(Extracted records)

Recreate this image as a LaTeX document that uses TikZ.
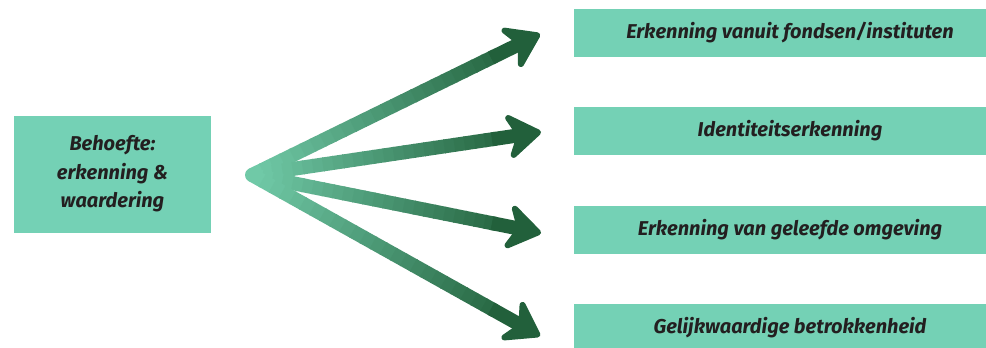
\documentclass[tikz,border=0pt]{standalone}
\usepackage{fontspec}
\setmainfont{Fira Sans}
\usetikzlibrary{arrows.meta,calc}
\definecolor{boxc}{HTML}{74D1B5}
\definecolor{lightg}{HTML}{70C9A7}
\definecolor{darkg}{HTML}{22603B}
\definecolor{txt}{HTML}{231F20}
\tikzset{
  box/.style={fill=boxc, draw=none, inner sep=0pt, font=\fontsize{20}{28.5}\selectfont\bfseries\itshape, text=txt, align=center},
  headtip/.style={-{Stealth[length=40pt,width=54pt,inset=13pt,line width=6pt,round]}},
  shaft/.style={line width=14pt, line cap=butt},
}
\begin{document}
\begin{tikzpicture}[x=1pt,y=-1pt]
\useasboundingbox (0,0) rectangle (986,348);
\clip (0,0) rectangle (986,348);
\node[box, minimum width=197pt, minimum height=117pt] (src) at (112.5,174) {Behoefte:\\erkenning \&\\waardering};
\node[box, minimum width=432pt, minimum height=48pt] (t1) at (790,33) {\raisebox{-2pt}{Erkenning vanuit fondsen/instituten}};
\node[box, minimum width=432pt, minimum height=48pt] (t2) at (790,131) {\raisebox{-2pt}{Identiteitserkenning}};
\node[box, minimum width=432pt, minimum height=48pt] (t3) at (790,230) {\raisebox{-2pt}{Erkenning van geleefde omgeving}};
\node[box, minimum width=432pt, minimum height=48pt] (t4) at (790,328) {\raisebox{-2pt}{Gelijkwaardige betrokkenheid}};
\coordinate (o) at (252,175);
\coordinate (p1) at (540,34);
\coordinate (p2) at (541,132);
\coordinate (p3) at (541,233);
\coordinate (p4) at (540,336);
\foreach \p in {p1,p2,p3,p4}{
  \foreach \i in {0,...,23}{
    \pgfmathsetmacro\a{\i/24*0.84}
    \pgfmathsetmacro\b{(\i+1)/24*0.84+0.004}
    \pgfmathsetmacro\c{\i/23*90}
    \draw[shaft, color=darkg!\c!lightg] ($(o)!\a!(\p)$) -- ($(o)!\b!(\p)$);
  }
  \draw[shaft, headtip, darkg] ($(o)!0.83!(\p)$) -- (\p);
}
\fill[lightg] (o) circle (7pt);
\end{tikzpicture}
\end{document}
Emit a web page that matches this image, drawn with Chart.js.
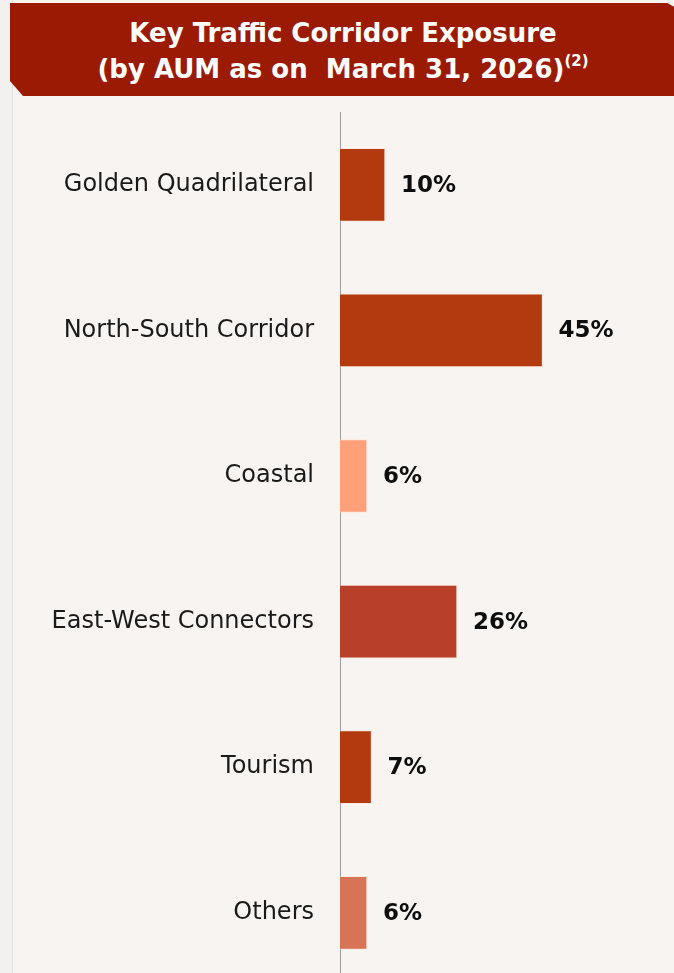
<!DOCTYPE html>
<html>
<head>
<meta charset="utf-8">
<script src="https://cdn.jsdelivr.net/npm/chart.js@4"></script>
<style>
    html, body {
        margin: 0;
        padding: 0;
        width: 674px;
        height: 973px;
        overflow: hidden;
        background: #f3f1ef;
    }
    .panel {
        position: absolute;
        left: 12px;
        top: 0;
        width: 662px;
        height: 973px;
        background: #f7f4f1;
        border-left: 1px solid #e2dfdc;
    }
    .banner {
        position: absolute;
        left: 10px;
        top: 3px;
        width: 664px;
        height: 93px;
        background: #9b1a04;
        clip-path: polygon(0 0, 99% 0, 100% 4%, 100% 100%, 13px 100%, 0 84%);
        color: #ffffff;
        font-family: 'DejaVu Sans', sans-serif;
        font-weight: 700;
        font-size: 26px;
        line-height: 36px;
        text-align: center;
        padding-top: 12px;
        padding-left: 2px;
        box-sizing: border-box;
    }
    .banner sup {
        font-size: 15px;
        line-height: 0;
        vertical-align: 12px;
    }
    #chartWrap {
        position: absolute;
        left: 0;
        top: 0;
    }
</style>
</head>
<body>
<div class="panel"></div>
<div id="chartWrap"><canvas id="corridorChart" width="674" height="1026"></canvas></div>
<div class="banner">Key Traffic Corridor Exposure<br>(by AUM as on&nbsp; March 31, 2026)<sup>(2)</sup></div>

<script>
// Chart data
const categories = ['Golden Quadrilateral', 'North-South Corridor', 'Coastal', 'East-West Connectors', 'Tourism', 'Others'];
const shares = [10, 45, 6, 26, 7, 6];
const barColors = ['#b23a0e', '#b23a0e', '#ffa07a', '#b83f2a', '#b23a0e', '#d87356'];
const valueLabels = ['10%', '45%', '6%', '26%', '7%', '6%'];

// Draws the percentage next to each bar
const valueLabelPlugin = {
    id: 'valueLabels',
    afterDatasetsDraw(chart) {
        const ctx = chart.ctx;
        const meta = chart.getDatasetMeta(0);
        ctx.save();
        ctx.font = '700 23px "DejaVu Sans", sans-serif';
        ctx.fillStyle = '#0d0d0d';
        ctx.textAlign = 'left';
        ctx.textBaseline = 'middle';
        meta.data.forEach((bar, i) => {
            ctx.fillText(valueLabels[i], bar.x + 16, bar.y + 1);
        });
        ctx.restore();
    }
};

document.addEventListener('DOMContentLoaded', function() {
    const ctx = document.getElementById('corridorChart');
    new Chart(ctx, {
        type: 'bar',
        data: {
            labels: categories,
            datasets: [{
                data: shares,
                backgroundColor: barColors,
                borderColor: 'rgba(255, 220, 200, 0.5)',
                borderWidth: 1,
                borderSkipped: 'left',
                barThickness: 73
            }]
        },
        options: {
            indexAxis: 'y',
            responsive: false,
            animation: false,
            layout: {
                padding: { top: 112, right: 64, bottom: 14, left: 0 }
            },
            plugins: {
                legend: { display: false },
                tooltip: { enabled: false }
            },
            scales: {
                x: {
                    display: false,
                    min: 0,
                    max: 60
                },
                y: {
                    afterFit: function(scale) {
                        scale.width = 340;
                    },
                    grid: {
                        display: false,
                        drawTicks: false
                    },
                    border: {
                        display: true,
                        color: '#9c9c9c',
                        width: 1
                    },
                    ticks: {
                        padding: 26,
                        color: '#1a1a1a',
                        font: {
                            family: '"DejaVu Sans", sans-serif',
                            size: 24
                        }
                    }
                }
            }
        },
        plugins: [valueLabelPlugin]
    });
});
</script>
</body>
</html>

Problem to solve:
From the entries above, extract each line containing "this".

Task solution:
Recreate this image as a LaTeX document that uses TikZ.
Emit a web page that matches this image, drawn with Chart.js.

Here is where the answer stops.